2) Netflix has lost momentum as viewers’ default source over the past year.

  • Until 2018, Netflix was on track to surpass traditional pay-TV, single-handedly, as viewers’ first stop for TV viewing. But since then, the proportion defaulting to Netflix has levelled off, and it’s actually lost 3 points since 2020.
  • Although no single other streaming TV service comes close to Netflix as a default for TV, the four other most popular streamers (Hulu, Amazon Prime Video, Disney+, and HBO Max) have collectively gained 4 points in just the past year.

3) The TV default story differs dramatically by age.
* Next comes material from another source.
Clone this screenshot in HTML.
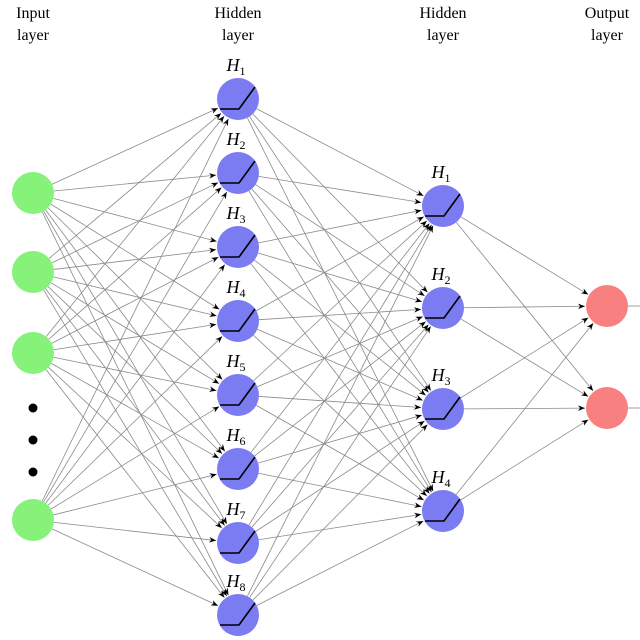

  • Young consumers are by far the least likely to turn first to live TV channels when they’re ready to watch—and the proportions have continued to drop over time.
    • Currently, barely over one in 10 18-34 year olds default to live channels.
    • But notably, the proportion defaulting to live TV is lower than it was in 2019 in every age group.
  • Netflix’s overall drop as a default source since last year is especially pronounced among younger viewers. Instead, that group has embraced the other streaming services as their top TV destination.
    • 31 per cent of 18-34 year olds make Netflix their TV home base, but that’s down a full 8 points since last year.
    • Instead, 24 per cent of young viewers turn first to one of the other top 5 streamers, up an equal 8 points since 2020.

4) Why the TV default is an important measure: those who default to a TV service are much more likely than other users to remain loyal to that service.

  • Hub asked consumers to advise which TV service they’d keep if they could only keep one.
  • Among all those who use either traditional pay–TV service or one of the top streaming services, anywhere from 35 per cent down to only 8 per cent pick each service as the one they’d keep if they had to cut everything else.
  • However, among those who default to these services, the proportion who would keep each if they had to drop others ranges from 60 per cent to 46 per cent: in some cases, nearly 50 points higher than the ‘loyalty’ percentage among users generally.

5) In looking at the TV services viewers choose first, it’s important to keep in mind that TV is not necessarily consumers’ default *entertainment* option. In fact, TV competes with an ever-growing array of other options consumers can choose to satisfy their entertainment needs.

  • When Hub asks all consumers for their favourite source of entertainment and leisure overall, watching TV and movies is the single most common response. But fewer than one-in-three choose it as their entertainment default. More than seven in 10 would pick another entertainment option over TV.
  • 18-34 year olds are even less likely to turn to TV when they have free time for entertainment (22 per cent). A full one-third of this segment would rather play video games, engage with social media, or watch online videos (33 per cent).

“Like most other phenomena in the new TV landscape, the TV sources that viewers treat as their TV home base seem to be in a state of constant flux. Just when it looked like Netflix was set to become the centre of consumers’ TV universe, other streamers have stepped up their game to change the narrative,” said Peter Fondulas, principal at Hub and co-author of the study.

“What has remained constant, however, is the critical importance of being consumers’ home base for TV in the first place. If and when we reach the point where a critical mass of consumers decides they’ve hit their TV service maximum, the last service to go when viewers begin to scale back is the one service they turn on first.”